Your task -> Give the listing again character for character, but drop the images.

Data excerpt ->
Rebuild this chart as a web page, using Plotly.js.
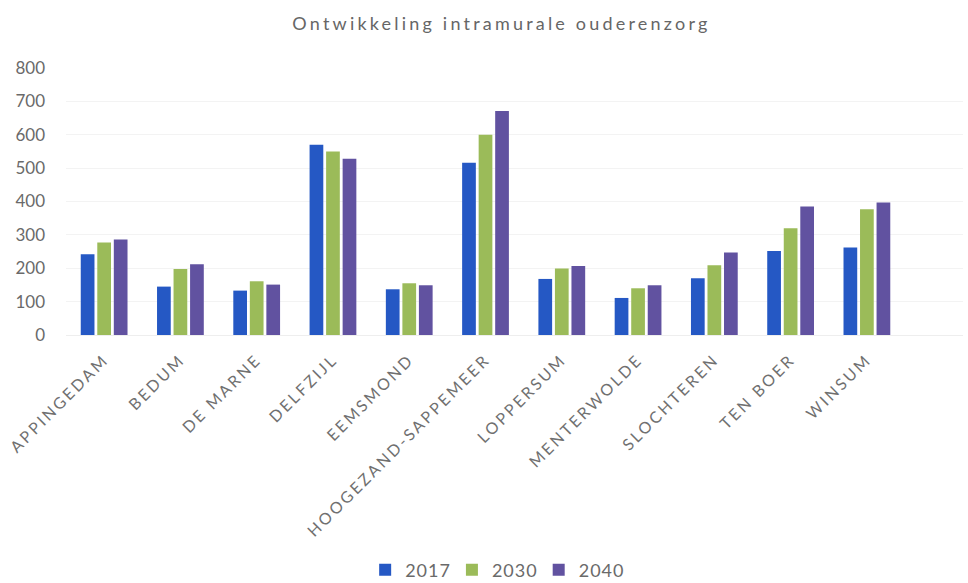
<!DOCTYPE html>
<html>
<head>
<meta charset="utf-8">
<script src="https://cdn.plot.ly/plotly-3.0.1.min.js"></script>
<style>
html,body{margin:0;padding:0;background:#fff;}
#chart{width:968px;height:583px;}
#chart .gtitle{letter-spacing:3.2px;}
#chart .xtick text{letter-spacing:2.6px;}
#chart .legendtext{letter-spacing:1px;}
</style>
</head>
<body>
<div id="chart"></div>
<script>
var categories = ["APPINGEDAM","BEDUM","DE MARNE","DELFZIJL","EEMSMOND","HOOGEZAND-SAPPEMEER","LOPPERSUM","MENTERWOLDE","SLOCHTEREN","TEN BOER","WINSUM"];
var values2017 = [242,145,133,570,137,516,168,111,170,252,262];
var values2030 = [277,198,161,550,155,600,199,140,209,320,377];
var values2040 = [286,212,151,528,149,671,207,149,247,385,397];
var seriesNames = ["2017","2030","2040"];

var colors = ["#2558c4","#9bbb59","#6152a0"];
var data = [values2017, values2030, values2040].map(function(v,i){
  return {type:"bar", x:categories, y:v, name:seriesNames[i], marker:{color:colors[i]}, hoverinfo:"y"};
});

var layout = {
  width:968, height:583,
  margin:{l:66, r:5, t:68, b:248, autoexpand:false},
  paper_bgcolor:"#fff", plot_bgcolor:"#fff",
  font:{family:"Lato, 'Open Sans', sans-serif", color:"#6a6a6a", size:14},
  title:{text:"Ontwikkeling intramurale ouderenzorg", x:0.518, xanchor:"center", y:0.96, yanchor:"middle", font:{size:18, color:"#666666"}},
  bargap:0.35, bargroupgap:0.17,
  xaxis:{tickangle:-45, range:[-0.5, 11.26], tickfont:{size:16, color:"#707070"}, ticklabelstandoff:8, showline:true, linecolor:"#eeeeee", ticks:"", automargin:false},
  yaxis:{range:[0,800], dtick:100, showgrid:true, gridcolor:"#f3f3f3", zeroline:false, tickfont:{size:17, color:"#6a6a6a"}, ticklabelstandoff:20, automargin:false},
  legend:{orientation:"h", x:0.479, xanchor:"center", y:-0.88, yanchor:"middle", font:{size:18, color:"#6a6a6a"}, itemwidth:30, traceorder:"normal"},
  showlegend:true
};
Plotly.newPlot("chart", data, layout, {displayModeBar:false, staticPlot:true});
</script>
</body>
</html>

The reply ->
Rebuild this chart as a web page, using Plotly.js.
<!DOCTYPE html>
<html>
<head>
<meta charset="utf-8">
<script src="https://cdn.plot.ly/plotly-3.0.1.min.js"></script>
<style>
html,body{margin:0;padding:0;background:#fff;}
#chart{width:968px;height:583px;}
#chart .gtitle{letter-spacing:3.2px;}
#chart .xtick text{letter-spacing:2.6px;}
#chart .legendtext{letter-spacing:1px;}
</style>
</head>
<body>
<div id="chart"></div>
<script>
var categories = ["APPINGEDAM","BEDUM","DE MARNE","DELFZIJL","EEMSMOND","HOOGEZAND-SAPPEMEER","LOPPERSUM","MENTERWOLDE","SLOCHTEREN","TEN BOER","WINSUM"];
var values2017 = [242,145,133,570,137,516,168,111,170,252,262];
var values2030 = [277,198,161,550,155,600,199,140,209,320,377];
var values2040 = [286,212,151,528,149,671,207,149,247,385,397];
var seriesNames = ["2017","2030","2040"];

var colors = ["#2558c4","#9bbb59","#6152a0"];
var data = [values2017, values2030, values2040].map(function(v,i){
  return {type:"bar", x:categories, y:v, name:seriesNames[i], marker:{color:colors[i]}, hoverinfo:"y"};
});

var layout = {
  width:968, height:583,
  margin:{l:66, r:5, t:68, b:248, autoexpand:false},
  paper_bgcolor:"#fff", plot_bgcolor:"#fff",
  font:{family:"Lato, 'Open Sans', sans-serif", color:"#6a6a6a", size:14},
  title:{text:"Ontwikkeling intramurale ouderenzorg", x:0.518, xanchor:"center", y:0.96, yanchor:"middle", font:{size:18, color:"#666666"}},
  bargap:0.35, bargroupgap:0.17,
  xaxis:{tickangle:-45, range:[-0.5, 11.26], tickfont:{size:16, color:"#707070"}, ticklabelstandoff:8, showline:true, linecolor:"#eeeeee", ticks:"", automargin:false},
  yaxis:{range:[0,800], dtick:100, showgrid:true, gridcolor:"#f3f3f3", zeroline:false, tickfont:{size:17, color:"#6a6a6a"}, ticklabelstandoff:20, automargin:false},
  legend:{orientation:"h", x:0.479, xanchor:"center", y:-0.88, yanchor:"middle", font:{size:18, color:"#6a6a6a"}, itemwidth:30, traceorder:"normal"},
  showlegend:true
};
Plotly.newPlot("chart", data, layout, {displayModeBar:false, staticPlot:true});
</script>
</body>
</html>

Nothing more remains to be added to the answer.